--- Begin ---
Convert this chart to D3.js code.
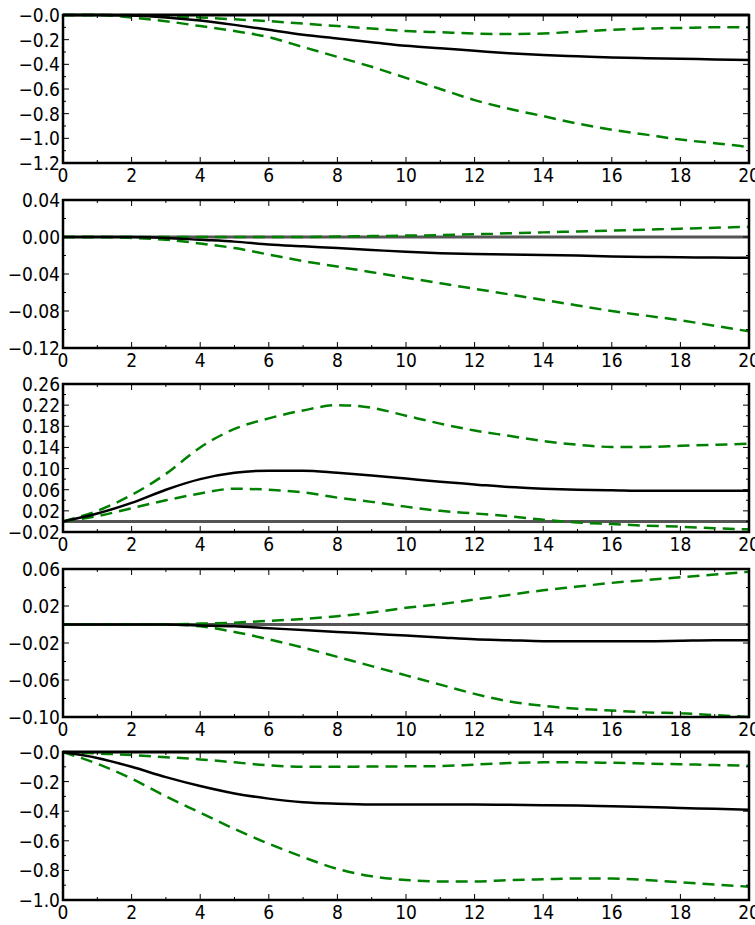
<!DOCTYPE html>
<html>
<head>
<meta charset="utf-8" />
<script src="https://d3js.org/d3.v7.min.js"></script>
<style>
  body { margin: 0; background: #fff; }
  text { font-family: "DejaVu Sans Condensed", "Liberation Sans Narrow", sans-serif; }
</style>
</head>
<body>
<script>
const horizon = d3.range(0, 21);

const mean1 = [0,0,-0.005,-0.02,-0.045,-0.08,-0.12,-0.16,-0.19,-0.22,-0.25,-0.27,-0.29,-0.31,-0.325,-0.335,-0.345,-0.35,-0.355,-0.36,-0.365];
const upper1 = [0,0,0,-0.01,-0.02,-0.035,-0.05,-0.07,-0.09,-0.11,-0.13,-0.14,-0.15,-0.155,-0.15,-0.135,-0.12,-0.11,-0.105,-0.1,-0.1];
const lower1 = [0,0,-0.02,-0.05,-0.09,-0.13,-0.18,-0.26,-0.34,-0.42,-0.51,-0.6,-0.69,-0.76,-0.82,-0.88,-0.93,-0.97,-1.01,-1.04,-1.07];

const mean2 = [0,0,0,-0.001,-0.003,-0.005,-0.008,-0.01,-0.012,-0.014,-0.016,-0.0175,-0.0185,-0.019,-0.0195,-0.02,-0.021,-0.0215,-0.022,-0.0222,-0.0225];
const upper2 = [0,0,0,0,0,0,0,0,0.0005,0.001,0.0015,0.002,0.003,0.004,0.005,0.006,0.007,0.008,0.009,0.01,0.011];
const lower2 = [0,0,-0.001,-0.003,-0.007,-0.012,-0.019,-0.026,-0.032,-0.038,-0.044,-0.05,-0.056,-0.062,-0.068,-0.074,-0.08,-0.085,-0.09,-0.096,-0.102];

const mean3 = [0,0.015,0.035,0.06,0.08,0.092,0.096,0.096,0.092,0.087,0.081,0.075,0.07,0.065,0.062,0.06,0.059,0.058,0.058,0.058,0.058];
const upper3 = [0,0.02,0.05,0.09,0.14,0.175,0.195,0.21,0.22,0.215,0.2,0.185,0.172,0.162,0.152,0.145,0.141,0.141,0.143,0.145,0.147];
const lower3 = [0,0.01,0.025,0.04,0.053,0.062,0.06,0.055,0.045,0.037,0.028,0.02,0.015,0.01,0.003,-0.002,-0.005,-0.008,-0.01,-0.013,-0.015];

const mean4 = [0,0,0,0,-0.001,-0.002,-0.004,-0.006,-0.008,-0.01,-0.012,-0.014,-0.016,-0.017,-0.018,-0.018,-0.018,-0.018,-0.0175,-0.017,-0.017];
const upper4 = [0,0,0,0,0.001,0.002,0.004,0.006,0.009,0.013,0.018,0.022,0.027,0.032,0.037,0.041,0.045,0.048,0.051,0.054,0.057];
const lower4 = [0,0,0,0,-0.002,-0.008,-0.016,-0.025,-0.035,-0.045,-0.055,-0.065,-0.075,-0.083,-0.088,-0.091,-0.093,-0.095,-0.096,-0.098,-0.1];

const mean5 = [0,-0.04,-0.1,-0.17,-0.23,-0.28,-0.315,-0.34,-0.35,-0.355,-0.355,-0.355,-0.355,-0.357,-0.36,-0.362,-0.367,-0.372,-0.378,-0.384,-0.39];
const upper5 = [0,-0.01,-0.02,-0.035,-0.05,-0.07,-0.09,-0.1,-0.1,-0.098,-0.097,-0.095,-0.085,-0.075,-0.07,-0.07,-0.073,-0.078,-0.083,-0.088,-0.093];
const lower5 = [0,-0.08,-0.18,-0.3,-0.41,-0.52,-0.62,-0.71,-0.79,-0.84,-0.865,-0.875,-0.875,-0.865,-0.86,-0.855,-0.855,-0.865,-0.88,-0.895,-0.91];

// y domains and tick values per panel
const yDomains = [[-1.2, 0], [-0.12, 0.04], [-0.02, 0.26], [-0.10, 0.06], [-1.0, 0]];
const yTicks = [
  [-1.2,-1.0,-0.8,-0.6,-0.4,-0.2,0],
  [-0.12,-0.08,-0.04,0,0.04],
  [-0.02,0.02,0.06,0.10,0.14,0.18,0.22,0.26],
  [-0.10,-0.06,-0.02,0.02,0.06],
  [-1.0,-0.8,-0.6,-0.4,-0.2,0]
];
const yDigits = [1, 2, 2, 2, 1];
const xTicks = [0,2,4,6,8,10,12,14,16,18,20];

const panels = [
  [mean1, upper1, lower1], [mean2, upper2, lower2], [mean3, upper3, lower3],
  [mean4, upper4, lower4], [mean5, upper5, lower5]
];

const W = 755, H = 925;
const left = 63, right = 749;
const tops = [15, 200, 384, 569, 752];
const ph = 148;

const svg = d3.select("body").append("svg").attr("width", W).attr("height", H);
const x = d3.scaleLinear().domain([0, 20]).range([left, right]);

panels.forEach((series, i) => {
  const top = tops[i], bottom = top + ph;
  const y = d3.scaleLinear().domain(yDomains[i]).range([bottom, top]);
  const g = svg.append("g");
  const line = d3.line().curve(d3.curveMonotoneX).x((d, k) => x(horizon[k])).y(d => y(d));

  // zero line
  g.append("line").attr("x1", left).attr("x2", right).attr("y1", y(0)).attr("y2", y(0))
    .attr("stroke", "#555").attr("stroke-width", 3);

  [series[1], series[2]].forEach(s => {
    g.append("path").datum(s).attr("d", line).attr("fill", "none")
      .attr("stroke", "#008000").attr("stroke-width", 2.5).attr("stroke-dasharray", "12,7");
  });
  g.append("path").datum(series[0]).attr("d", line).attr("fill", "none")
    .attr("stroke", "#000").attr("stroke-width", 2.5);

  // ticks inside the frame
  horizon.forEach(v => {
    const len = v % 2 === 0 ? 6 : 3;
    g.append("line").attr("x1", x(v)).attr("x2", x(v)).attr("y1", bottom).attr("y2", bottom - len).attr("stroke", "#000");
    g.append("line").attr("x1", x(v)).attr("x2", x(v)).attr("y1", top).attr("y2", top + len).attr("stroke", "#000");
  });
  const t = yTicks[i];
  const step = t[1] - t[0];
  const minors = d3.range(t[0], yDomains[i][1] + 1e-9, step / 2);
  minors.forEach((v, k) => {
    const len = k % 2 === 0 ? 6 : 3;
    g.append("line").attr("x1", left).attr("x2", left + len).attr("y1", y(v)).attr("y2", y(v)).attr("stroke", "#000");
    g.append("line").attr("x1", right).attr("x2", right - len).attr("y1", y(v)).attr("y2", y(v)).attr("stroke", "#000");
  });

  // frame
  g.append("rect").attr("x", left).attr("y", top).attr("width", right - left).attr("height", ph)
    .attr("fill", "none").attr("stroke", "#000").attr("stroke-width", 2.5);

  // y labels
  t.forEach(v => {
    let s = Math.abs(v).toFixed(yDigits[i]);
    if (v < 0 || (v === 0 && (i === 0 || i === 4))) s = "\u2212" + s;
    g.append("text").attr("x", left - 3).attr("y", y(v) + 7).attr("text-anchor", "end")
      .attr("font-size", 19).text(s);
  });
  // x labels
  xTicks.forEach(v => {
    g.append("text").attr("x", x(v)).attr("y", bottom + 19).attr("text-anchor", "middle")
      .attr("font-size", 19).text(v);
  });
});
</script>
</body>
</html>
--- End ---
→ Problem details
Quote the data exactly, leaving every image out of the copy.

→ Task result
Convert this chart to D3.js code.
<!DOCTYPE html>
<html>
<head>
<meta charset="utf-8" />
<script src="https://d3js.org/d3.v7.min.js"></script>
<style>
  body { margin: 0; background: #fff; }
  text { font-family: "DejaVu Sans Condensed", "Liberation Sans Narrow", sans-serif; }
</style>
</head>
<body>
<script>
const horizon = d3.range(0, 21);

const mean1 = [0,0,-0.005,-0.02,-0.045,-0.08,-0.12,-0.16,-0.19,-0.22,-0.25,-0.27,-0.29,-0.31,-0.325,-0.335,-0.345,-0.35,-0.355,-0.36,-0.365];
const upper1 = [0,0,0,-0.01,-0.02,-0.035,-0.05,-0.07,-0.09,-0.11,-0.13,-0.14,-0.15,-0.155,-0.15,-0.135,-0.12,-0.11,-0.105,-0.1,-0.1];
const lower1 = [0,0,-0.02,-0.05,-0.09,-0.13,-0.18,-0.26,-0.34,-0.42,-0.51,-0.6,-0.69,-0.76,-0.82,-0.88,-0.93,-0.97,-1.01,-1.04,-1.07];

const mean2 = [0,0,0,-0.001,-0.003,-0.005,-0.008,-0.01,-0.012,-0.014,-0.016,-0.0175,-0.0185,-0.019,-0.0195,-0.02,-0.021,-0.0215,-0.022,-0.0222,-0.0225];
const upper2 = [0,0,0,0,0,0,0,0,0.0005,0.001,0.0015,0.002,0.003,0.004,0.005,0.006,0.007,0.008,0.009,0.01,0.011];
const lower2 = [0,0,-0.001,-0.003,-0.007,-0.012,-0.019,-0.026,-0.032,-0.038,-0.044,-0.05,-0.056,-0.062,-0.068,-0.074,-0.08,-0.085,-0.09,-0.096,-0.102];

const mean3 = [0,0.015,0.035,0.06,0.08,0.092,0.096,0.096,0.092,0.087,0.081,0.075,0.07,0.065,0.062,0.06,0.059,0.058,0.058,0.058,0.058];
const upper3 = [0,0.02,0.05,0.09,0.14,0.175,0.195,0.21,0.22,0.215,0.2,0.185,0.172,0.162,0.152,0.145,0.141,0.141,0.143,0.145,0.147];
const lower3 = [0,0.01,0.025,0.04,0.053,0.062,0.06,0.055,0.045,0.037,0.028,0.02,0.015,0.01,0.003,-0.002,-0.005,-0.008,-0.01,-0.013,-0.015];

const mean4 = [0,0,0,0,-0.001,-0.002,-0.004,-0.006,-0.008,-0.01,-0.012,-0.014,-0.016,-0.017,-0.018,-0.018,-0.018,-0.018,-0.0175,-0.017,-0.017];
const upper4 = [0,0,0,0,0.001,0.002,0.004,0.006,0.009,0.013,0.018,0.022,0.027,0.032,0.037,0.041,0.045,0.048,0.051,0.054,0.057];
const lower4 = [0,0,0,0,-0.002,-0.008,-0.016,-0.025,-0.035,-0.045,-0.055,-0.065,-0.075,-0.083,-0.088,-0.091,-0.093,-0.095,-0.096,-0.098,-0.1];

const mean5 = [0,-0.04,-0.1,-0.17,-0.23,-0.28,-0.315,-0.34,-0.35,-0.355,-0.355,-0.355,-0.355,-0.357,-0.36,-0.362,-0.367,-0.372,-0.378,-0.384,-0.39];
const upper5 = [0,-0.01,-0.02,-0.035,-0.05,-0.07,-0.09,-0.1,-0.1,-0.098,-0.097,-0.095,-0.085,-0.075,-0.07,-0.07,-0.073,-0.078,-0.083,-0.088,-0.093];
const lower5 = [0,-0.08,-0.18,-0.3,-0.41,-0.52,-0.62,-0.71,-0.79,-0.84,-0.865,-0.875,-0.875,-0.865,-0.86,-0.855,-0.855,-0.865,-0.88,-0.895,-0.91];

// y domains and tick values per panel
const yDomains = [[-1.2, 0], [-0.12, 0.04], [-0.02, 0.26], [-0.10, 0.06], [-1.0, 0]];
const yTicks = [
  [-1.2,-1.0,-0.8,-0.6,-0.4,-0.2,0],
  [-0.12,-0.08,-0.04,0,0.04],
  [-0.02,0.02,0.06,0.10,0.14,0.18,0.22,0.26],
  [-0.10,-0.06,-0.02,0.02,0.06],
  [-1.0,-0.8,-0.6,-0.4,-0.2,0]
];
const yDigits = [1, 2, 2, 2, 1];
const xTicks = [0,2,4,6,8,10,12,14,16,18,20];

const panels = [
  [mean1, upper1, lower1], [mean2, upper2, lower2], [mean3, upper3, lower3],
  [mean4, upper4, lower4], [mean5, upper5, lower5]
];

const W = 755, H = 925;
const left = 63, right = 749;
const tops = [15, 200, 384, 569, 752];
const ph = 148;

const svg = d3.select("body").append("svg").attr("width", W).attr("height", H);
const x = d3.scaleLinear().domain([0, 20]).range([left, right]);

panels.forEach((series, i) => {
  const top = tops[i], bottom = top + ph;
  const y = d3.scaleLinear().domain(yDomains[i]).range([bottom, top]);
  const g = svg.append("g");
  const line = d3.line().curve(d3.curveMonotoneX).x((d, k) => x(horizon[k])).y(d => y(d));

  // zero line
  g.append("line").attr("x1", left).attr("x2", right).attr("y1", y(0)).attr("y2", y(0))
    .attr("stroke", "#555").attr("stroke-width", 3);

  [series[1], series[2]].forEach(s => {
    g.append("path").datum(s).attr("d", line).attr("fill", "none")
      .attr("stroke", "#008000").attr("stroke-width", 2.5).attr("stroke-dasharray", "12,7");
  });
  g.append("path").datum(series[0]).attr("d", line).attr("fill", "none")
    .attr("stroke", "#000").attr("stroke-width", 2.5);

  // ticks inside the frame
  horizon.forEach(v => {
    const len = v % 2 === 0 ? 6 : 3;
    g.append("line").attr("x1", x(v)).attr("x2", x(v)).attr("y1", bottom).attr("y2", bottom - len).attr("stroke", "#000");
    g.append("line").attr("x1", x(v)).attr("x2", x(v)).attr("y1", top).attr("y2", top + len).attr("stroke", "#000");
  });
  const t = yTicks[i];
  const step = t[1] - t[0];
  const minors = d3.range(t[0], yDomains[i][1] + 1e-9, step / 2);
  minors.forEach((v, k) => {
    const len = k % 2 === 0 ? 6 : 3;
    g.append("line").attr("x1", left).attr("x2", left + len).attr("y1", y(v)).attr("y2", y(v)).attr("stroke", "#000");
    g.append("line").attr("x1", right).attr("x2", right - len).attr("y1", y(v)).attr("y2", y(v)).attr("stroke", "#000");
  });

  // frame
  g.append("rect").attr("x", left).attr("y", top).attr("width", right - left).attr("height", ph)
    .attr("fill", "none").attr("stroke", "#000").attr("stroke-width", 2.5);

  // y labels
  t.forEach(v => {
    let s = Math.abs(v).toFixed(yDigits[i]);
    if (v < 0 || (v === 0 && (i === 0 || i === 4))) s = "\u2212" + s;
    g.append("text").attr("x", left - 3).attr("y", y(v) + 7).attr("text-anchor", "end")
      .attr("font-size", 19).text(s);
  });
  // x labels
  xTicks.forEach(v => {
    g.append("text").attr("x", x(v)).attr("y", bottom + 19).attr("text-anchor", "middle")
      .attr("font-size", 19).text(v);
  });
});
</script>
</body>
</html>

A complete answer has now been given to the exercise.